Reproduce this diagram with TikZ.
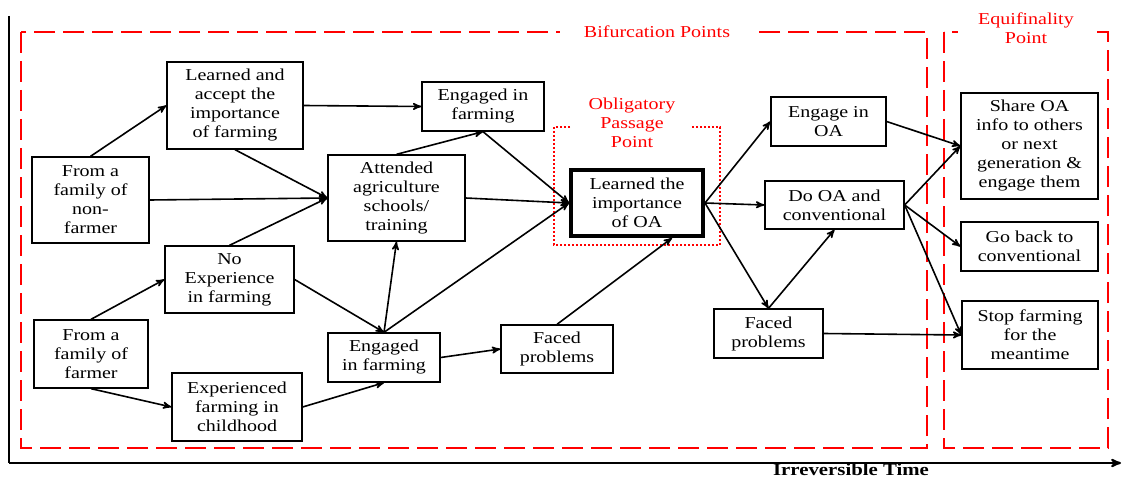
\documentclass[tikz,border=0pt]{standalone}
\usepackage{fontspec}
\setmainfont{Liberation Serif}[FakeStretch=1.2]
\usetikzlibrary{arrows}

\begin{document}
\begin{tikzpicture}[x=0.75pt,y=-0.75pt,>=stealth',
    every node/.style={font=\fontsize{12.5}{14.25}\selectfont},
    stage/.style={draw,line width=1pt,align=center,inner sep=1pt},
    keystage/.style={stage,line width=3pt},
    flow/.style={->,line width=1.2pt},
    zone/.style={red,line width=1.5pt,dash pattern=on 15.75pt off 6pt},
    opp/.style={red,line width=1.1pt,dash pattern=on 1.5pt off 1.5pt},
    zonelabel/.style={fill=white,text=red,align=center,inner sep=0pt}]
    \useasboundingbox (0,0) rectangle (1122,478);
    \coordinate (ytop) at (9,16);
    \coordinate (origin) at (9,463);
    \coordinate (xend) at (1121,463);
    \draw[line width=1.5pt] (ytop) -- (origin);
    \draw[->,line width=1.5pt] (origin) -- (xend);
    \draw[zone] (21,32) rectangle (927,448);
    \draw[zone] (944,32) rectangle (1108,448);
    \draw[opp] (554,127) rectangle (720,245);
    \node[zonelabel,minimum width=146pt,minimum height=14pt] (bifurlabel) at (657,32) {Bifurcation Points};
    \node[zonelabel,minimum width=102pt] (equilabel) at (1026,28) {Equifinality\\Point};
    \node[zonelabel,minimum width=90pt] (opplabel) at (632,123) {Obligatory\\Passage\\Point};
    \node[font=\fontsize{13}{16}\selectfont\bfseries,anchor=base,inner sep=0pt] (timelabel) at (851,475.5) {Irreversible Time};

    \node[stage,minimum width=87.75pt,minimum height=64.5pt] (nonfarm) at (90.5,200) {From a\\family of\\non-\\farmer};
    \node[stage,minimum width=85.5pt,minimum height=51pt] (farmer) at (91,354) {From a\\family of\\farmer};
    \node[stage,minimum width=102pt,minimum height=65.25pt] (learnfarm) at (235,105.5) {Learned and\\accept the\\importance\\of farming};
    \node[stage,minimum width=96.75pt,minimum height=50.25pt] (noexp) at (229.5,279.5) {No\\Experience\\in farming};
    \node[stage,minimum width=97.5pt,minimum height=51pt] (expchild) at (237,407) {Experienced\\farming in\\childhood};
    \node[stage,minimum width=102.75pt,minimum height=64.5pt] (attend) at (396.5,198) {Attended\\agriculture\\schools/\\training};
    \node[stage,minimum width=91.5pt,minimum height=36.75pt] (engtop) at (483,106.5) {Engaged in\\farming};
    \node[stage,minimum width=84pt,minimum height=36.75pt] (engbot) at (384,357.5) {Engaged\\in farming};
    \node[stage,minimum width=84pt,minimum height=36pt] (facedmid) at (557,349) {Faced\\problems};
    \node[keystage,minimum width=99pt,minimum height=49.5pt] (oa) at (637,203) {Learned the\\importance\\of OA};
    \node[stage,minimum width=86.25pt,minimum height=36.75pt] (engoa) at (828.5,121.5) {Engage in\\OA};
    \node[stage,minimum width=104.25pt,minimum height=36pt] (dooa) at (834.5,205) {Do OA and\\conventional};
    \node[stage,minimum width=81.75pt,minimum height=36.75pt] (facedr) at (768.5,333.5) {Faced\\problems};
    \node[stage,minimum width=102.75pt,minimum height=79.5pt] (share) at (1029.5,146) {Share OA\\info to others\\or next\\generation \&\\engage them};
    \node[stage,minimum width=102.75pt,minimum height=36.75pt] (goback) at (1029.5,246.5) {Go back to\\conventional};
    \node[stage,minimum width=102pt,minimum height=51pt] (stopfarm) at (1030,335) {Stop farming\\for the\\meantime};

    \draw[flow] (nonfarm.north) -- (learnfarm.west);
    \draw[flow] (nonfarm.east) -- (attend.west);
    \draw[flow] (learnfarm.south) -- (attend.west);
    \draw[flow] (noexp.north) -- (attend.west);
    \draw[flow] (learnfarm.east) -- (engtop.west);
    \draw[flow] (farmer.north) -- (noexp.west);
    \draw[flow] (farmer.south) -- (expchild.west);
    \draw[flow] (noexp.east) -- (engbot.north);
    \draw[flow] (expchild.east) -- (engbot.south);
    \draw[flow] (engbot.north) -- (attend.south);
    \draw[flow] (attend.north) -- (engtop.south);
    \draw[flow] (engtop.south) -- (oa.west);
    \draw[flow] (attend.east) -- (oa.west);
    \draw[flow] (engbot.north) -- (oa.west);
    \draw[flow] (engbot.east) -- (facedmid.west);
    \draw[flow] (facedmid.north) -- (oa.-45);
    \draw[flow] (oa.east) -- (engoa.west);
    \draw[flow] (oa.east) -- (dooa.west);
    \draw[flow] (oa.east) -- (facedr.north);
    \draw[flow] (facedr.north) -- (dooa.south);
    \draw[flow] (engoa.east) -- (share.west);
    \draw[flow] (dooa.east) -- (share.west);
    \draw[flow] (dooa.east) -- (goback.west);
    \draw[flow] (dooa.east) -- (stopfarm.west);
    \draw[flow] (facedr.east) -- (stopfarm.west);
\end{tikzpicture}
\end{document}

REQUIRED WORK: Return the listing above in full and without alteration, excluding its pictures.

SOLUTION TO THIS EXERCISE:
Reproduce this diagram with TikZ.
\documentclass[tikz,border=0pt]{standalone}
\usepackage{fontspec}
\setmainfont{Liberation Serif}[FakeStretch=1.2]
\usetikzlibrary{arrows}

\begin{document}
\begin{tikzpicture}[x=0.75pt,y=-0.75pt,>=stealth',
    every node/.style={font=\fontsize{12.5}{14.25}\selectfont},
    stage/.style={draw,line width=1pt,align=center,inner sep=1pt},
    keystage/.style={stage,line width=3pt},
    flow/.style={->,line width=1.2pt},
    zone/.style={red,line width=1.5pt,dash pattern=on 15.75pt off 6pt},
    opp/.style={red,line width=1.1pt,dash pattern=on 1.5pt off 1.5pt},
    zonelabel/.style={fill=white,text=red,align=center,inner sep=0pt}]
    \useasboundingbox (0,0) rectangle (1122,478);
    \coordinate (ytop) at (9,16);
    \coordinate (origin) at (9,463);
    \coordinate (xend) at (1121,463);
    \draw[line width=1.5pt] (ytop) -- (origin);
    \draw[->,line width=1.5pt] (origin) -- (xend);
    \draw[zone] (21,32) rectangle (927,448);
    \draw[zone] (944,32) rectangle (1108,448);
    \draw[opp] (554,127) rectangle (720,245);
    \node[zonelabel,minimum width=146pt,minimum height=14pt] (bifurlabel) at (657,32) {Bifurcation Points};
    \node[zonelabel,minimum width=102pt] (equilabel) at (1026,28) {Equifinality\\Point};
    \node[zonelabel,minimum width=90pt] (opplabel) at (632,123) {Obligatory\\Passage\\Point};
    \node[font=\fontsize{13}{16}\selectfont\bfseries,anchor=base,inner sep=0pt] (timelabel) at (851,475.5) {Irreversible Time};

    \node[stage,minimum width=87.75pt,minimum height=64.5pt] (nonfarm) at (90.5,200) {From a\\family of\\non-\\farmer};
    \node[stage,minimum width=85.5pt,minimum height=51pt] (farmer) at (91,354) {From a\\family of\\farmer};
    \node[stage,minimum width=102pt,minimum height=65.25pt] (learnfarm) at (235,105.5) {Learned and\\accept the\\importance\\of farming};
    \node[stage,minimum width=96.75pt,minimum height=50.25pt] (noexp) at (229.5,279.5) {No\\Experience\\in farming};
    \node[stage,minimum width=97.5pt,minimum height=51pt] (expchild) at (237,407) {Experienced\\farming in\\childhood};
    \node[stage,minimum width=102.75pt,minimum height=64.5pt] (attend) at (396.5,198) {Attended\\agriculture\\schools/\\training};
    \node[stage,minimum width=91.5pt,minimum height=36.75pt] (engtop) at (483,106.5) {Engaged in\\farming};
    \node[stage,minimum width=84pt,minimum height=36.75pt] (engbot) at (384,357.5) {Engaged\\in farming};
    \node[stage,minimum width=84pt,minimum height=36pt] (facedmid) at (557,349) {Faced\\problems};
    \node[keystage,minimum width=99pt,minimum height=49.5pt] (oa) at (637,203) {Learned the\\importance\\of OA};
    \node[stage,minimum width=86.25pt,minimum height=36.75pt] (engoa) at (828.5,121.5) {Engage in\\OA};
    \node[stage,minimum width=104.25pt,minimum height=36pt] (dooa) at (834.5,205) {Do OA and\\conventional};
    \node[stage,minimum width=81.75pt,minimum height=36.75pt] (facedr) at (768.5,333.5) {Faced\\problems};
    \node[stage,minimum width=102.75pt,minimum height=79.5pt] (share) at (1029.5,146) {Share OA\\info to others\\or next\\generation \&\\engage them};
    \node[stage,minimum width=102.75pt,minimum height=36.75pt] (goback) at (1029.5,246.5) {Go back to\\conventional};
    \node[stage,minimum width=102pt,minimum height=51pt] (stopfarm) at (1030,335) {Stop farming\\for the\\meantime};

    \draw[flow] (nonfarm.north) -- (learnfarm.west);
    \draw[flow] (nonfarm.east) -- (attend.west);
    \draw[flow] (learnfarm.south) -- (attend.west);
    \draw[flow] (noexp.north) -- (attend.west);
    \draw[flow] (learnfarm.east) -- (engtop.west);
    \draw[flow] (farmer.north) -- (noexp.west);
    \draw[flow] (farmer.south) -- (expchild.west);
    \draw[flow] (noexp.east) -- (engbot.north);
    \draw[flow] (expchild.east) -- (engbot.south);
    \draw[flow] (engbot.north) -- (attend.south);
    \draw[flow] (attend.north) -- (engtop.south);
    \draw[flow] (engtop.south) -- (oa.west);
    \draw[flow] (attend.east) -- (oa.west);
    \draw[flow] (engbot.north) -- (oa.west);
    \draw[flow] (engbot.east) -- (facedmid.west);
    \draw[flow] (facedmid.north) -- (oa.-45);
    \draw[flow] (oa.east) -- (engoa.west);
    \draw[flow] (oa.east) -- (dooa.west);
    \draw[flow] (oa.east) -- (facedr.north);
    \draw[flow] (facedr.north) -- (dooa.south);
    \draw[flow] (engoa.east) -- (share.west);
    \draw[flow] (dooa.east) -- (share.west);
    \draw[flow] (dooa.east) -- (goback.west);
    \draw[flow] (dooa.east) -- (stopfarm.west);
    \draw[flow] (facedr.east) -- (stopfarm.west);
\end{tikzpicture}
\end{document}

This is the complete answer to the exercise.